As for Sesame Street (which missed Variety's top ten by only one spot with its over 4,700 episodes), their trajectory in more recent years has been far more complicated, usually commercial-friendly pivots related to funding issues. Consumer advocate Ralph Nader, for example, was livid when the show accepted a $1 million sponsorship from Discovery Zone in 1998. "That is exploiting impressionable children," he said, adding that the 15-second advertisement for a corporate chain before each episode broke with the spirit of non-commercial television and they ought to change the show's name to Huckster Alley. The producers responded that it was necessary due to cuts in funding to PBS, which had at the time eliminated $3 million in annual funding for Sesame Street.
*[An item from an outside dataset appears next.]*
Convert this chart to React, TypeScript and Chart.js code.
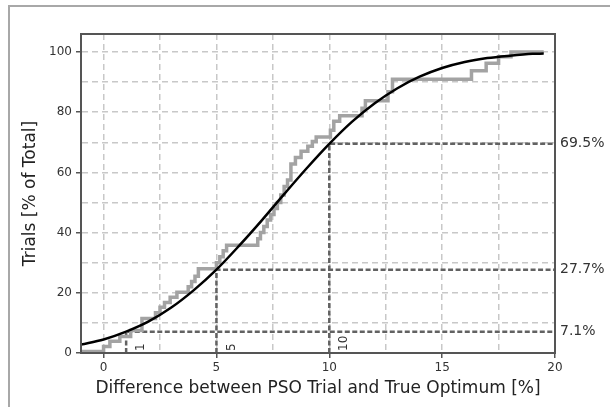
import React, { useEffect, useRef } from "react";
import { Chart, registerables } from "chart.js";

Chart.register(...registerables);

// ---- data ----
const xGrid = [0, 2.5, 5, 7.5, 10, 12.5, 15, 17.5, 20];
const xLabels = [0, 5, 10, 15, 20];
const yGrid = [0, 10, 20, 30, 40, 50, 60, 70, 80, 90, 100];
const yLabels = [0, 20, 40, 60, 80, 100];

// smooth fitted curve
const curveX = [-1, 0, 1, 2, 3, 4, 5, 6, 7, 8, 9, 10, 11, 12, 13, 14, 15, 16, 17, 18, 19, 19.5];
const curveY = [2.8, 4.5, 7.1, 10.5, 15.1, 20.9, 27.7, 35.6, 44.0, 52.8, 61.4, 69.5, 76.8, 82.9, 87.9, 91.8, 94.7, 96.7, 98.0, 98.8, 99.4, 99.5];

// empirical step curve (value holds from stepX[i] to stepX[i+1])
const stepX = [-1, 0, 0.28, 0.72, 1.2, 1.7, 2.3, 2.5, 2.7, 2.95, 3.25, 3.75, 3.9, 4.05, 4.2, 5.0, 5.15, 5.3, 5.45, 6.83, 6.95, 7.1, 7.25, 7.4, 7.55, 7.7, 7.85, 8.0, 8.15, 8.3, 8.5, 8.75, 9.05, 9.25, 9.42, 10.05, 10.2, 10.46, 11.45, 11.6, 12.6, 12.8, 16.3, 16.95, 17.5, 18.05, 19.5];
const stepY = [0.5, 2.2, 3.9, 5.5, 7.5, 11.5, 13.4, 15.2, 16.8, 18.5, 20.2, 22.0, 23.8, 25.5, 28.0, 30.0, 32.0, 34.0, 35.8, 38.0, 40.0, 42.0, 44.2, 46.0, 48.0, 50.0, 52.5, 55.3, 57.5, 62.8, 65.0, 67.0, 68.7, 70.3, 71.8, 74.0, 77.0, 78.8, 81.3, 83.8, 86.8, 91.0, 93.8, 96.3, 98.4, 100, 100];

// reference markers
const refX = [1, 5, 10];
const refY = [7.1, 27.7, 69.5];
const refLabels = ["7.1%", "27.7%", "69.5%"];

const X_MIN = -1;
const X_MAX = 20;
const Y_MIN = 0;
const Y_MAX = 106;

const FONT = "'DejaVu Sans', Verdana, sans-serif";

const frameAndLabels = {
  id: "frameAndLabels",
  afterDraw(chart: any) {
    const { ctx, chartArea, scales } = chart;
    const xs = scales.x;
    const ys = scales.y;
    ctx.save();
    ctx.strokeStyle = "#555";
    ctx.lineWidth = 2;
    ctx.setLineDash([]);
    ctx.strokeRect(chartArea.left, chartArea.top, chartArea.right - chartArea.left, chartArea.bottom - chartArea.top);

    ctx.fillStyle = "#333";
    ctx.font = `14px ${FONT}`;
    ctx.textAlign = "left";
    ctx.textBaseline = "middle";
    refY.forEach((v, i) => {
      ctx.fillText(refLabels[i], chartArea.right + 5, ys.getPixelForValue(v));
    });

    ctx.font = `12px ${FONT}`;
    refX.forEach((v) => {
      ctx.save();
      ctx.translate(xs.getPixelForValue(v) + 15, chartArea.bottom - 2);
      ctx.rotate(-Math.PI / 2);
      ctx.textAlign = "left";
      ctx.textBaseline = "middle";
      ctx.fillText(String(v), 0, 0);
      ctx.restore();
    });
    ctx.restore();
  },
};

export default function App() {
  const ref = useRef<HTMLCanvasElement | null>(null);

  useEffect(() => {
    if (!ref.current) return;
    const refSets = refX.map((x, i) => ({
      data: [
        { x, y: 0 },
        { x, y: refY[i] },
        { x: X_MAX, y: refY[i] },
      ],
      borderColor: "#626262",
      borderWidth: 2.5,
      borderDash: [5, 2.5],
      pointRadius: 0,
      tension: 0,
      fill: false,
    }));
    const chart = new Chart(ref.current, {
      type: "line",
      data: {
        datasets: [
          {
            data: curveX.map((x, i) => ({ x, y: curveY[i] })),
            borderColor: "#000",
            borderWidth: 2.5,
            pointRadius: 0,
            cubicInterpolationMode: "monotone",
            fill: false,
          },
          {
            data: stepX.map((x, i) => ({ x, y: stepY[i] })),
            borderColor: "#a3a3a3",
            borderWidth: 3.5,
            pointRadius: 0,
            stepped: "before",
            fill: false,
          },
          ...refSets,
        ] as any,
      },
      options: {
        animation: false,
        responsive: false,
        maintainAspectRatio: false,
        layout: { padding: { left: 20, right: 55, top: 34, bottom: 0 } },
        plugins: { legend: { display: false }, tooltip: { enabled: false } },
        scales: {
          x: {
            type: "linear",
            min: X_MIN,
            max: X_MAX,
            afterBuildTicks: (s: any) => {
              s.ticks = xGrid.map((value) => ({ value }));
            },
            afterFit: (s: any) => {
              s.height = 54;
            },
            grid: {
              color: "#c8c8c8",
              lineWidth: 1.5,
              tickLength: 5,
              tickWidth: 1.5,
              tickColor: (c: any) => (c.tick && xLabels.includes(c.tick.value) ? "#555" : "rgba(0,0,0,0)"),
            },
            border: { color: "#555", width: 2, dash: [6, 4] },
            ticks: {
              autoSkip: false,
              maxRotation: 0,
              padding: 3,
              color: "#333",
              font: { family: FONT, size: 12 },
              callback: (v: any) => (xLabels.includes(Number(v)) ? String(v) : ""),
            },
            title: {
              display: true,
              text: "Difference between PSO Trial and True Optimum [%]",
              color: "#222",
              font: { family: FONT, size: 17 },
              padding: { top: 0, bottom: 8 },
            },
          },
          y: {
            type: "linear",
            min: Y_MIN,
            max: Y_MAX,
            afterBuildTicks: (s: any) => {
              s.ticks = yGrid.map((value) => ({ value }));
            },
            afterFit: (s: any) => {
              s.width = 61;
            },
            grid: {
              color: "#c8c8c8",
              lineWidth: 1.5,
              tickLength: 5,
              tickWidth: 1.5,
              tickColor: (c: any) => (c.tick && yLabels.includes(c.tick.value) ? "#555" : "rgba(0,0,0,0)"),
            },
            border: { color: "#555", width: 2, dash: [6, 4] },
            ticks: {
              autoSkip: false,
              padding: 4,
              color: "#333",
              font: { family: FONT, size: 12 },
              callback: (v: any) => (yLabels.includes(Number(v)) ? String(v) : ""),
            },
            title: {
              display: true,
              text: "Trials [% of Total]",
              color: "#222",
              font: { family: FONT, size: 17 },
              padding: { top: 0, bottom: 0 },
            },
          },
        },
      },
      plugins: [frameAndLabels],
    });
    return () => chart.destroy();
  }, []);

  return (
    <div style={{ position: "absolute", left: 0, top: 0, width: 610, height: 407, overflow: "hidden", background: "#fff" }}>
      <div
        style={{
          position: "absolute",
          left: 8,
          top: 5,
          width: 602,
          height: 402,
          borderLeft: "2px solid #a8a8a8",
          borderTop: "2px solid #a8a8a8",
          boxSizing: "border-box",
        }}
      />
      <canvas ref={ref} width={610} height={407} style={{ position: "absolute", left: 0, top: 0 }} />
    </div>
  );
}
Then there was, of course, the controversial partnership with premium channel HBO in 2015, described by The New Yorker's Jill Lepore as "a staggering betrayal of the spirit of the show's founding philosophy." While Sesame Workshop maintained creative control, the deal gave HBO exclusive rights to air and stream new episodes for a nine-month window before being aired on PBS. In December 2024, HBO announced it would not renew the deal for 2025, leaving the prospect of future Sesame Street productions uncertain.
There is no question that public broadcasting has plenty of challenges ahead. There are still the usual funding issues, but also many people in positions of political power vocally calling to cease all funding to the Corporation for Public Broadcasting.
Then there is the added challenge of adapting to the new media landscape. Erie's WQLN (winner of 2024's Best of Erie in Production Company and Best Filmmaker) continues to lead the way though, distributing as well as creating their own educational programs, free to access on television and online, including the award-winning Erie-centric historical docuseries Chronicles (2024 winner of Best Filmmaker), programs like Erie Eats and Our Town, and even podcasts such as Next 2.0 with Marcus Atkinson and We Question & Learn with Tom Pysz.
"Who we are in the present includes who we were in the past," Mr. Rogers once said. While the future is unclear, for those of us who grew up watching Mr. Rogers' Neighborhood, Sesame Street, and countless other shows on PBS, it's important for us to remember and share how these publicly broadcast shows from our past played a part in shaping us into who we are today.